Exercise requirements. Give every line again exactly as it appears, please, but not the pictures.

Provided material.

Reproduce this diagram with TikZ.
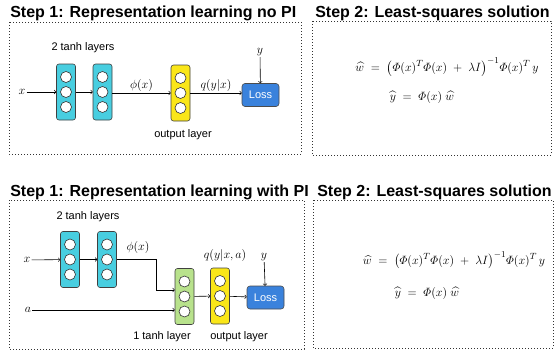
\documentclass[tikz,border=0pt]{standalone}
\usepackage{amsmath}
\usepackage{amssymb}
\usepackage{fontspec}
\setsansfont{Liberation Sans}
\usepackage{tikz}
\usetikzlibrary{arrows,calc}

\definecolor{tanhcol}{RGB}{72,206,224}
\definecolor{outcol}{RGB}{250,230,25}
\definecolor{picol}{RGB}{184,226,140}
\definecolor{losscol}{RGB}{58,130,220}

\tikzset{
  layer/.style={draw=black!75,line width=0.6pt,rounded corners=2.5pt,minimum width=19pt,minimum height=56pt,inner sep=0pt},
  unit/.style={circle,draw=black!80,fill=white,line width=0.6pt,minimum size=11pt,inner sep=0pt},
  lossbox/.style={draw=black!70,fill=losscol,text=white,rounded corners=3pt,minimum width=37pt,minimum height=23pt,font=\sffamily\fontsize{11}{12}\selectfont},
  frame/.style={draw=black!80,dotted,line width=1pt},
  steptitle/.style={anchor=west,inner sep=0pt,font=\sffamily\bfseries\fontsize{16}{17}\selectfont},
  layername/.style={font=\sffamily\fontsize{11}{12}\selectfont},
  var/.style={inner sep=1pt,font=\fontsize{12}{13}\selectfont},
  eqn/.style={font=\fontsize{13}{14}\selectfont},
  eqnsmall/.style={font=\fontsize{12.2}{13}\selectfont}
}

\begin{document}
\begin{tikzpicture}[x=1pt,y=-1pt,>=to,line width=0.6pt]
\useasboundingbox (0,0) rectangle (554,356);

% headings and frames
\node(t11)[steptitle] at (10,13)  {Step 1: Representation learning no PI};
\node(t12)[steptitle] at (315,13) {Step 2: Least-squares solution};
\node(t21)[steptitle] at (10,192) {Step 1: Representation learning with PI};
\node(t22)[steptitle] at (317,192){Step 2: Least-squares solution};
\draw[frame] (9,22)   rectangle (301,154);
\draw[frame] (312,21) rectangle (551,155);
\draw[frame] (9,200)  rectangle (304,349);
\draw[frame] (313,200) rectangle (553,348);

% network without PI
\node(x1) at (22,92)[var]                      {$x$};
\node(h11) at (66,92)[layer,fill=tanhcol]      {};
\node(h12) at (102.5,92)[layer,fill=tanhcol]   {};
\node(o1) at (180.5,93)[layer,fill=outcol]     {};
\node(loss1) at (260.5,95)[lossbox]            {Loss};
\node(y1) at (260,52)[var]                     {$y$};
\foreach \n in {h11,h12,o1}
  \foreach \dy in {-15,0,15}
    \node[unit] at ($(\n)+(0,\dy)$) {};

\node(lab11) at (83,48)[layername]  {2 tanh layers};
\node(lab12) at (183,135)[layername]{output layer};

\path [->]
  (x1)     edge                                   (h11)
  (h11)    edge                                   (h12)
  (h12.east |- 0,93) edge node [above,var] {$\phi(x)$}    (o1.west |- 0,93)
  (o1.east |- 0,93)  edge node [above,var] {$q(y|x)$}     (loss1.west |- 0,93)
  (y1)     edge                                   (loss1);

% network with PI
\node(x2) at (27,260)[var]                     {$x$};
\node(a2) at (28,310)[var]                     {$a$};
\node(h21) at (70,259.5)[layer,fill=tanhcol]   {};
\node(h22) at (107,259.5)[layer,fill=tanhcol]  {};
\node(g2) at (184.5,296.5)[layer,fill=picol]   {};
\node(o2) at (220,296)[layer,fill=outcol]      {};
\node(loss2) at (265.5,297.5)[lossbox]         {Loss};
\node(y2) at (264,257)[var]                    {$y$};
\coordinate(bend) at (156,290);
\foreach \n in {h21,h22,g2,o2}
  \foreach \dy in {-15,0,15}
    \node[unit] at ($(\n)+(0,\dy)$) {};

\node(lab21) at (88,217)[layername]  {2 tanh layers};
\node(lab22) at (162,337)[layername] {1 tanh layer};
\node(lab23) at (239,337)[layername] {output layer};
\node(phi2) at (138,247)[var]        {$\phi(x)$};
\node(q2) at (225,255)[var]          {$q(y|x,a)$};

\path [->]
  (x2)     edge                                   (h21)
  (h21)    edge                                   (h22)
  (g2)     edge                                   (o2)
  (o2)     edge                                   (loss2)
  (a2)     edge                                   (a2 -| g2.west)
  (y2)     edge                                   (loss2);
\draw[->] (h22.east) -| (bend) -- (bend -| g2.west);

% least-squares solutions
\node(w1) at (447,67)[eqn]
  {$\widehat{w} \;=\; \bigl(\varPhi(x)^T\varPhi(x) \;+\; \lambda I\bigr)^{-1}\varPhi(x)^T\,y$};
\node(yh1) at (422,97)[eqn] {$\widehat{y} \;=\; \varPhi(x)\;\widehat{w}$};
\node(w2) at (454,260)[eqnsmall]
  {$\widehat{w} \;=\; \bigl(\varPhi(x)^T\varPhi(x) \;+\; \lambda I\bigr)^{-1}\varPhi(x)^T\,y$};
\node(yh2) at (427,293)[eqn] {$\widehat{y} \;=\; \varPhi(x)\;\widehat{w}$};
\end{tikzpicture}
\end{document}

Reply to the exercise.
Reproduce this diagram with TikZ.
\documentclass[tikz,border=0pt]{standalone}
\usepackage{amsmath}
\usepackage{amssymb}
\usepackage{fontspec}
\setsansfont{Liberation Sans}
\usepackage{tikz}
\usetikzlibrary{arrows,calc}

\definecolor{tanhcol}{RGB}{72,206,224}
\definecolor{outcol}{RGB}{250,230,25}
\definecolor{picol}{RGB}{184,226,140}
\definecolor{losscol}{RGB}{58,130,220}

\tikzset{
  layer/.style={draw=black!75,line width=0.6pt,rounded corners=2.5pt,minimum width=19pt,minimum height=56pt,inner sep=0pt},
  unit/.style={circle,draw=black!80,fill=white,line width=0.6pt,minimum size=11pt,inner sep=0pt},
  lossbox/.style={draw=black!70,fill=losscol,text=white,rounded corners=3pt,minimum width=37pt,minimum height=23pt,font=\sffamily\fontsize{11}{12}\selectfont},
  frame/.style={draw=black!80,dotted,line width=1pt},
  steptitle/.style={anchor=west,inner sep=0pt,font=\sffamily\bfseries\fontsize{16}{17}\selectfont},
  layername/.style={font=\sffamily\fontsize{11}{12}\selectfont},
  var/.style={inner sep=1pt,font=\fontsize{12}{13}\selectfont},
  eqn/.style={font=\fontsize{13}{14}\selectfont},
  eqnsmall/.style={font=\fontsize{12.2}{13}\selectfont}
}

\begin{document}
\begin{tikzpicture}[x=1pt,y=-1pt,>=to,line width=0.6pt]
\useasboundingbox (0,0) rectangle (554,356);

% headings and frames
\node(t11)[steptitle] at (10,13)  {Step 1: Representation learning no PI};
\node(t12)[steptitle] at (315,13) {Step 2: Least-squares solution};
\node(t21)[steptitle] at (10,192) {Step 1: Representation learning with PI};
\node(t22)[steptitle] at (317,192){Step 2: Least-squares solution};
\draw[frame] (9,22)   rectangle (301,154);
\draw[frame] (312,21) rectangle (551,155);
\draw[frame] (9,200)  rectangle (304,349);
\draw[frame] (313,200) rectangle (553,348);

% network without PI
\node(x1) at (22,92)[var]                      {$x$};
\node(h11) at (66,92)[layer,fill=tanhcol]      {};
\node(h12) at (102.5,92)[layer,fill=tanhcol]   {};
\node(o1) at (180.5,93)[layer,fill=outcol]     {};
\node(loss1) at (260.5,95)[lossbox]            {Loss};
\node(y1) at (260,52)[var]                     {$y$};
\foreach \n in {h11,h12,o1}
  \foreach \dy in {-15,0,15}
    \node[unit] at ($(\n)+(0,\dy)$) {};

\node(lab11) at (83,48)[layername]  {2 tanh layers};
\node(lab12) at (183,135)[layername]{output layer};

\path [->]
  (x1)     edge                                   (h11)
  (h11)    edge                                   (h12)
  (h12.east |- 0,93) edge node [above,var] {$\phi(x)$}    (o1.west |- 0,93)
  (o1.east |- 0,93)  edge node [above,var] {$q(y|x)$}     (loss1.west |- 0,93)
  (y1)     edge                                   (loss1);

% network with PI
\node(x2) at (27,260)[var]                     {$x$};
\node(a2) at (28,310)[var]                     {$a$};
\node(h21) at (70,259.5)[layer,fill=tanhcol]   {};
\node(h22) at (107,259.5)[layer,fill=tanhcol]  {};
\node(g2) at (184.5,296.5)[layer,fill=picol]   {};
\node(o2) at (220,296)[layer,fill=outcol]      {};
\node(loss2) at (265.5,297.5)[lossbox]         {Loss};
\node(y2) at (264,257)[var]                    {$y$};
\coordinate(bend) at (156,290);
\foreach \n in {h21,h22,g2,o2}
  \foreach \dy in {-15,0,15}
    \node[unit] at ($(\n)+(0,\dy)$) {};

\node(lab21) at (88,217)[layername]  {2 tanh layers};
\node(lab22) at (162,337)[layername] {1 tanh layer};
\node(lab23) at (239,337)[layername] {output layer};
\node(phi2) at (138,247)[var]        {$\phi(x)$};
\node(q2) at (225,255)[var]          {$q(y|x,a)$};

\path [->]
  (x2)     edge                                   (h21)
  (h21)    edge                                   (h22)
  (g2)     edge                                   (o2)
  (o2)     edge                                   (loss2)
  (a2)     edge                                   (a2 -| g2.west)
  (y2)     edge                                   (loss2);
\draw[->] (h22.east) -| (bend) -- (bend -| g2.west);

% least-squares solutions
\node(w1) at (447,67)[eqn]
  {$\widehat{w} \;=\; \bigl(\varPhi(x)^T\varPhi(x) \;+\; \lambda I\bigr)^{-1}\varPhi(x)^T\,y$};
\node(yh1) at (422,97)[eqn] {$\widehat{y} \;=\; \varPhi(x)\;\widehat{w}$};
\node(w2) at (454,260)[eqnsmall]
  {$\widehat{w} \;=\; \bigl(\varPhi(x)^T\varPhi(x) \;+\; \lambda I\bigr)^{-1}\varPhi(x)^T\,y$};
\node(yh2) at (427,293)[eqn] {$\widehat{y} \;=\; \varPhi(x)\;\widehat{w}$};
\end{tikzpicture}
\end{document}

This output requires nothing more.